Mais do que momentos específicos, a oração beneditina é uma atmosfera. É um clima que envolve toda a vida. É a consciência permanente da presença de Deus.

O capítulo 19 da Regra diz: “Cremos estar em toda parte a presença divina e que os olhos do Senhor veem em todo lugar os bons e os maus.” Se Deus está presente em toda parte, então toda parte é lugar de oração. Toda atividade pode ser oração.

Isso não significa que os momentos específicos de oração sejam dispensáveis. Pelo contrário, são eles que alimentam a atmosfera. A Liturgia das Horas, a lectio divina, a oração pessoal — esses momentos fortes de oração são como as refeições que sustentam o corpo ao longo do dia.

Como cultivar a oração no cotidiano

A vida moderna não permite que a maioria das pessoas siga o ritmo de um mosteiro, com sete ofícios litúrgicos ao longo do dia. Mas os princípios beneditinos podem ser adaptados:

Comece o dia com uma breve oração. Antes de olhar o celular, antes de verificar as notícias, eleve a mente a Deus. Um Pai-Nosso, uma Ave-Maria, uma simples oferta do dia.

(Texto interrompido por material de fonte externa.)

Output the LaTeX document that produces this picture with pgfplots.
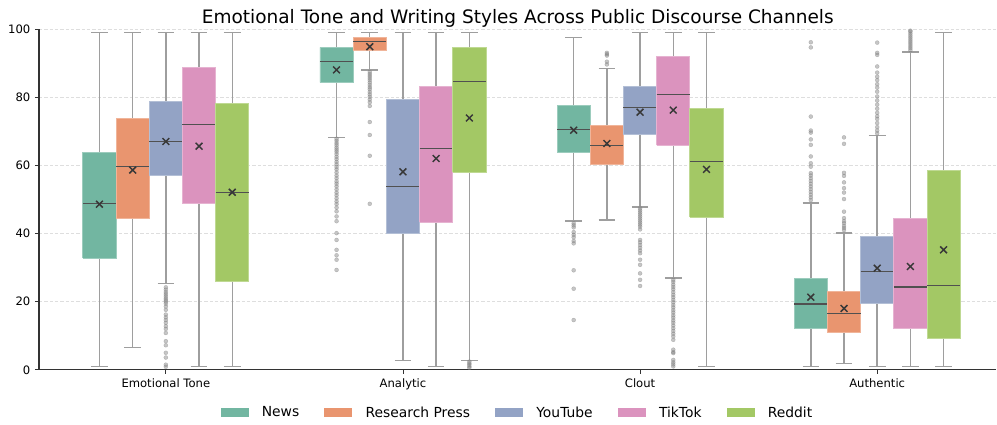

Antes de cada tarefa importante, faça uma pausa de um segundo. Respire. Lembre-se de que Deus está presente. Peça sua ajuda.

No meio do dia, faça uma parada breve. Pode ser na hora do almoço, pode ser no meio da tarde. Alguns minutos de silêncio, de leitura espiritual, de exame de consciência.

Termine o dia com gratidão. Antes de dormir, reveja o dia. Agradeça o que foi bom. Peça perdão pelo que foi mal. Entregue a noite a Deus.

Pede com oração

“Antes de tudo, pede-lhe com oração.” Essa instrução de São Bento não é apenas para monges — é para todo cristão que quer viver sua fé de forma integrada.

A oração não é um departamento separado da vida. É o fundamento que sustenta tudo. É a luz que ilumina tudo. É o ar que permeia tudo.

Começar com oração é reconhecer que não estamos sozinhos, que não somos autossuficientes, que há Alguém maior conduzindo nossa história. E esse reconhecimento muda tudo.